Raila, whose political career had run-ins with Moi's Kanu administration, sought to honour the former president as a man who had a big heart to forgive.
"But he was also forgiving like I am... We made our peace and shook hands and worked together to bring this country the new Constitution," he said in a conciliatory tone.
In 1982, Raila was charged with treason over the abortive coup and detained for six years. He was released in February 1988 but six months later detained again and released in June 1989.
Raila said while Moi took over from his predecessor Jomo Kenyatta at a time the county was going through a major transition, he managed to steer it together.
"We have come to say farewell to one of the great leaders of our country. A lot has been said about him(Moi), but we want to say that he was one of the freedom fighters of our country," he told the gathering.
Raila said Moi's legacy to unite the country informed his decision and that of President Uhuru Kenyatta to bring Kenyans together through the Building Bridges Initiative.
"We remember him (Moi) for the good things he did as we work together to bring the country together and forget the wrong things."
Deputy President William Ruto described Moi as a great pan-Africanist, statesman and selfless leader who mentored many leaders in the country.
Ruto, a political student of Moi, said like any other human, "President Moi was not perfect."
"As a person who was very close to him in the last three years of his presidency, I can say without fear of contradiction that Moi was always genuine and meant the best for Kenya.
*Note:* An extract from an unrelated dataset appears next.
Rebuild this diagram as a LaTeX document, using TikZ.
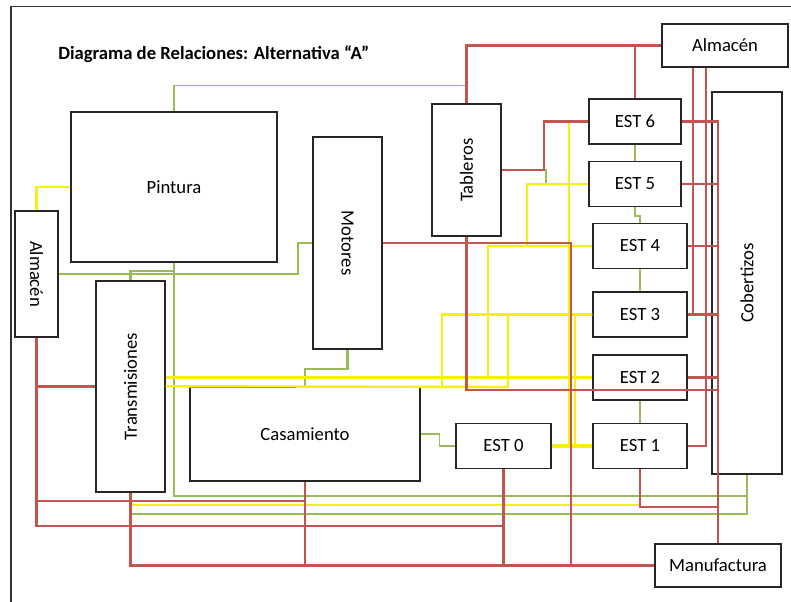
\documentclass[tikz,border=0pt]{standalone}
\usepackage{fontspec}
\setmainfont{Carlito}
\usetikzlibrary{calc}
\definecolor{wred}{RGB}{196,84,80}
\definecolor{wgreen}{RGB}{155,187,89}
\definecolor{wyel}{RGB}{245,240,20}

\begin{document}
\begin{tikzpicture}[x=0.75pt,y=-0.75pt,font=\fontsize{14}{16}\selectfont]
\tikzset{
  blk/.style={draw=black!85,line width=1.1pt,inner sep=0pt},
  est/.style={blk,minimum width=70.5pt,minimum height=33.5pt},
  rd/.style={draw=wred,line width=1.6pt},
  gr/.style={draw=wgreen,line width=1.6pt},
  yl/.style={draw=wyel,line width=1.8pt},
  frm/.style={draw=black!80,line width=1pt}
}
\useasboundingbox (0,0) rectangle (791,602);
\draw[frm] (11,602) -- (11,6.7) -- (791,6.7);

\node[anchor=base west,inner sep=0pt,font=\fontsize{14}{16}\selectfont\bfseries] (title) at (58,59.3) {Diagrama de Relaciones: Alternativa “A”};

\node[blk,minimum width=154.5pt,minimum height=112.5pt] (pin) at (174,187) {Pintura};
\node[blk,minimum width=32.25pt,minimum height=94.5pt] (almL) at (36.5,274) {\rotatebox{-90}{Almacén}};
\node[blk,minimum width=51.75pt,minimum height=158.25pt] (trn) at (130.5,386.5) {\rotatebox{90}{Transmisiones}};
\node[blk,minimum width=51.75pt,minimum height=159pt] (mot) at (347.5,243) {\rotatebox{-90}{Motores}};
\node[blk,minimum width=51.75pt,minimum height=99pt] (tab) at (466.5,170) {\rotatebox{90}{Tableros}};
\node[blk,minimum width=172.5pt,minimum height=70.5pt] (cas) at (305,434) {Casamiento};
\node[blk,minimum width=94.5pt,minimum height=32.25pt] (almR) at (725,45.5) {Almacén};
\node[blk,minimum width=52.5pt,minimum height=286.5pt] (cob) at (747,283) {\rotatebox{90}{Cobertizos}};
\node[blk,minimum width=94.5pt,minimum height=32.25pt] (man) at (718,565.5) {Manufactura};

\node[est,minimum width=69pt] (e6) at (635,121.5) {EST 6};
\node[est,minimum width=69pt] (e5) at (635,184) {EST 5};
\node[est] (e4) at (640,246) {EST 4};
\node[est] (e3) at (640,314.5) {EST 3};
\node[est] (e2) at (640,377.5) {EST 2};
\node[est] (e1) at (640,446) {EST 1};
\node[est,minimum width=71.25pt] (e0) at (503.5,446) {EST 0};

% free ends of the wires
\coordinate (ja) at (442,387);
\coordinate (jb) at (488,377.5);
\coordinate (jc) at (527,246);
\coordinate (jd) at (569,446);
\coordinate (je) at (575,446);

% green
\draw[gr,line width=1.1pt] (pin.north) -- ++(0,-26) -| (tab.north);
\draw[gr] (almL.east) -- (298,274) |- (mot.west);
\draw[gr] (trn.north) -- ++(0,-9) -| (pin.south);
\draw[gr] (pin.south) -- (174,496) -| (cob.south);
\draw[gr] (trn.south) -- ++(0,21) -| (cob.south);
\draw[gr] (mot.south) -- ++(0,19) -| (cas.north);
\draw[gr,line width=1.1pt] (cas.east) -- ++(19,0) |- (e0.west);
\draw[gr] (tab.east) -- (546,170) |- (e5.west);
\draw[gr,line width=1.1pt] (e6.south) -- (e5.north);
\draw[gr,line width=1.1pt] (e5.south) -- ++(0,9) -| (e4.north);
\draw[gr,line width=1.1pt] (e4.south) -- (e3.north);
\draw[gr,line width=1.1pt] (e2.south) -- (e1.north);

% yellow
\draw[yl] (pin.west) -| (almL.north);
\draw[yl] (trn.east |- e2.west) -- (e2.west);
\draw[yl] (trn.east |- cas.north) -- (508,387) |- (e3.west);
\draw[yl] (e3.west) -| (ja);
\draw[yl] (e4.west) -| (jb);
\draw[yl] (e5.west) -| (jc);
\draw[yl] (e6.west) -| (jd);
\draw[yl] (e3.west) -| (je);
\draw[yl,line width=2.4pt] (e0.east) -- (e1.west);
\draw[yl] (trn.south) -- ++(0,12) -| (e1.south);

% red
\draw[rd] (tab.north) |- (almR.west);
\draw[rd] (e6.north) -- (e6.north |- almR.west);
\draw[rd] (tab.east) -- (544,170) |- (e6.west);
\draw[rd] (mot.east) -- (571,243) |- (man.west);
\draw[rd] (tab.south) -- ++(0,153) -| (man.north);
\draw[rd] ($(almR.south)+(-32,0)$) |- (e3.east);
\draw[rd] ($(almR.south)+(-19,0)$) |- (e1.east);
\draw[rd] (e6.east) -| (man.north);
\foreach \s in {e5,e4,e3,e2}
  \draw[rd] (\s.east) -- (\s.east -| man.north);
\draw[rd] (e1.south) -- ++(0,38) -| (man.north);
\draw[rd] (almL.south) -- (36.5,526) -| (e0.south);
\draw[rd] (almL.south |- trn.west) -- (trn.west);
\draw[rd] (almL.south) -- (36.5,501) -| (cas.south);
\draw[rd] (cas.south) |- (man.west);
\draw[rd] (trn.south) |- (man.west);
\draw[rd] (e0.south) |- (man.west);
\end{tikzpicture}
\end{document}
He did his best," he said.
He hailed Moi as a man who tirelessly championed for national unity and peace during his 24-year rule. "President Moi stands out. Taking over from our founding father Mzee Jomo Kenyatta, he consolidated this country and brought on board all communities, including the marginalised to the mainstream of the nation of Kenya."
He said Moi expanded the opportunities for many Kenyans to acquire education during his tenure. "Without a doubt, President Moi was a great teacher and his footprints in the entire education system in Kenya are evident."
Moi went out of his way to do the best for this country as a true nationalist and patriot, he added. "His belief in Kenya inspired many of us and influenced the people we are today."
Retired President Mwai Kibaki said Moi was a legend and master of thwarting crises with rare ability to assert state authority. "That is how largely Kenya stabilised as a number of countries in the region suffered disruptions and long periods of civil unrest," Kibaki said in a speech read by Laikipia Governor Nderitu Muriithi.
The third president of Kenya said Moi demonstrated his charisma when in 2002 he oversaw an unprecedented smooth transition of power to him. "His willingness to usher the next head of state remains a badge of honour on his leadership as well as his statesmanship credentials."
Kibaki succeeded Moi after winning the 2002 election in which he defeated Moi's preferred candidate, President Uhuru Kenyatta. This marked the end of Moi's 24-year rule.
Moi died on February 4 and is to be buried on Wednesday at his Kabarak home, Nakuru county.